Written request
Count every line where "chart" occurs. Give the total alone.

Provided entries
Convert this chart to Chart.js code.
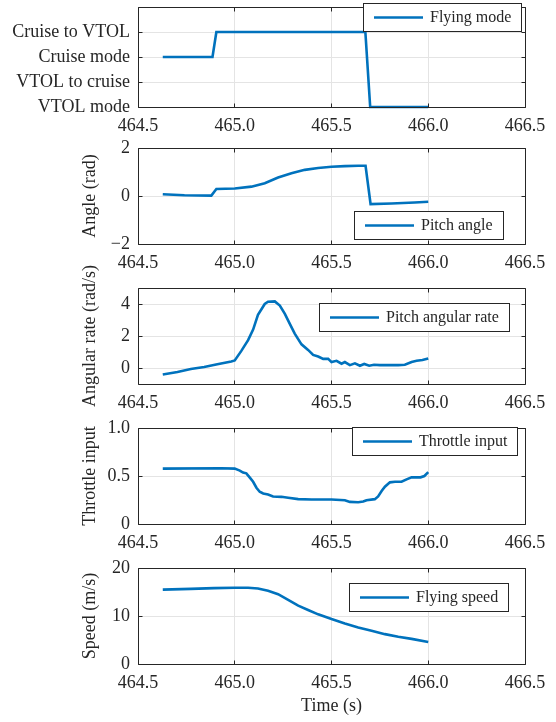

...

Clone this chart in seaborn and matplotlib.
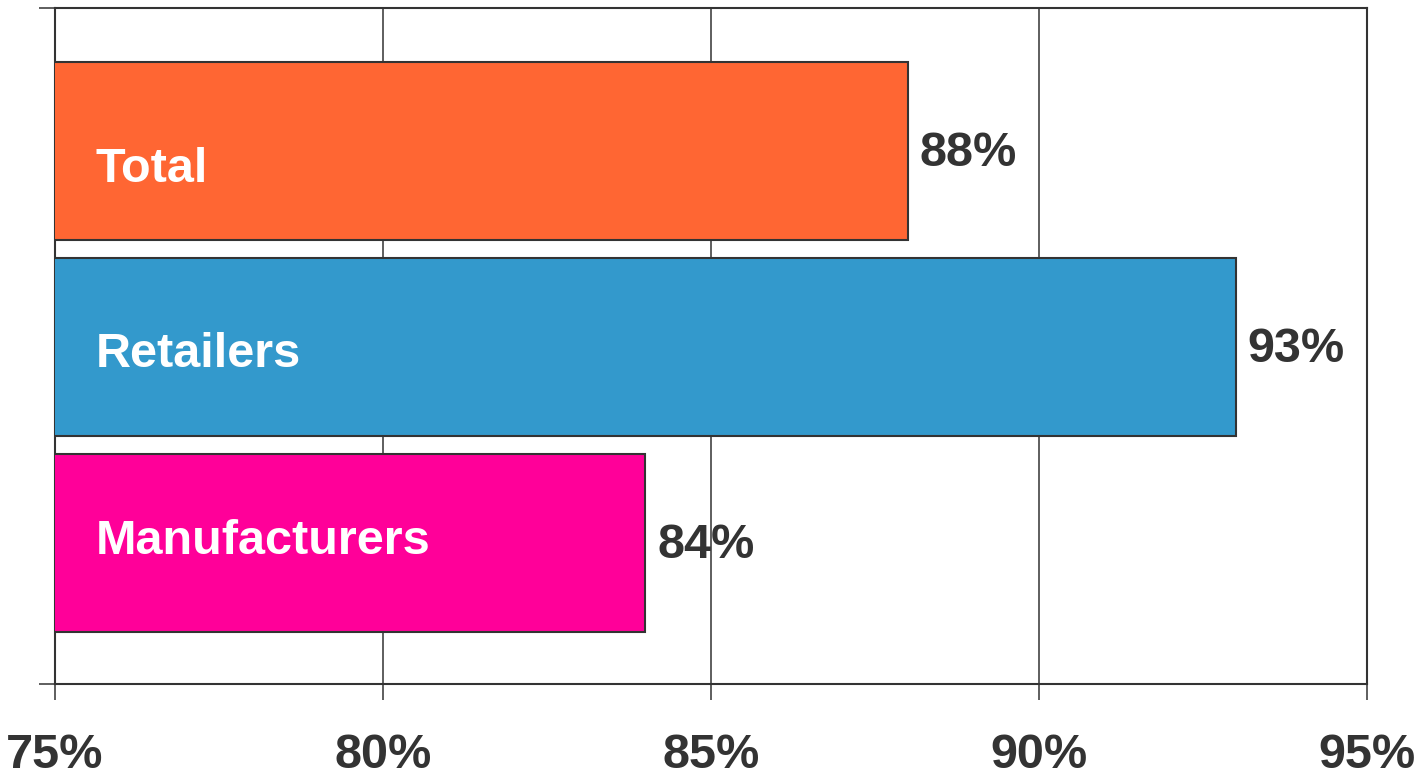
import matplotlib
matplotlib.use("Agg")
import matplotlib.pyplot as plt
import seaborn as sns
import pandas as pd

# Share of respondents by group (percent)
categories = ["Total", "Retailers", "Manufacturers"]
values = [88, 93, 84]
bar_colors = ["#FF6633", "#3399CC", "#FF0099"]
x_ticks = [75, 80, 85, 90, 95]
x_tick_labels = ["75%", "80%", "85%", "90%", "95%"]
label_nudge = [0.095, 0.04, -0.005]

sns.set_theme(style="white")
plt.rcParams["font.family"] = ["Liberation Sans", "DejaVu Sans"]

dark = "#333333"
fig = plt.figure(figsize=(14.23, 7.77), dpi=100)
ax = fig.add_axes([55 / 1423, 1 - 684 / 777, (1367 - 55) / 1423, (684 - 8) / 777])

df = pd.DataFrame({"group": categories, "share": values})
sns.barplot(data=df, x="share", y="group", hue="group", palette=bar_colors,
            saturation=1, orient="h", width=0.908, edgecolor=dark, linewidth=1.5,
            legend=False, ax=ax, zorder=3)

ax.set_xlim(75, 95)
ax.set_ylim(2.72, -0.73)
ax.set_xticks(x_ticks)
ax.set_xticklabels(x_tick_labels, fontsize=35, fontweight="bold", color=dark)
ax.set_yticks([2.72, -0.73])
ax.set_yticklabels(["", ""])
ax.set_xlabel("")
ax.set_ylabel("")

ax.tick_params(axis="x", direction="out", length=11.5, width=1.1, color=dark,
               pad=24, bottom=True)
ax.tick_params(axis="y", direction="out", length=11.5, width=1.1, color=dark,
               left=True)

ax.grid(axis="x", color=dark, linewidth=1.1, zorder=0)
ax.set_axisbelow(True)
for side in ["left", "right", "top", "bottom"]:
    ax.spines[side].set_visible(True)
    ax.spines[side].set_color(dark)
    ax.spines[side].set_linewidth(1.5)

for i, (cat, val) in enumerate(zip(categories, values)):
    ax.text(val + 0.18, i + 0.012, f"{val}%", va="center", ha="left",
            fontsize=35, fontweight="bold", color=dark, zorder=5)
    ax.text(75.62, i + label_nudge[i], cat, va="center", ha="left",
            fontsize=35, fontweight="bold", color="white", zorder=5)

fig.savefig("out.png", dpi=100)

Correct response
2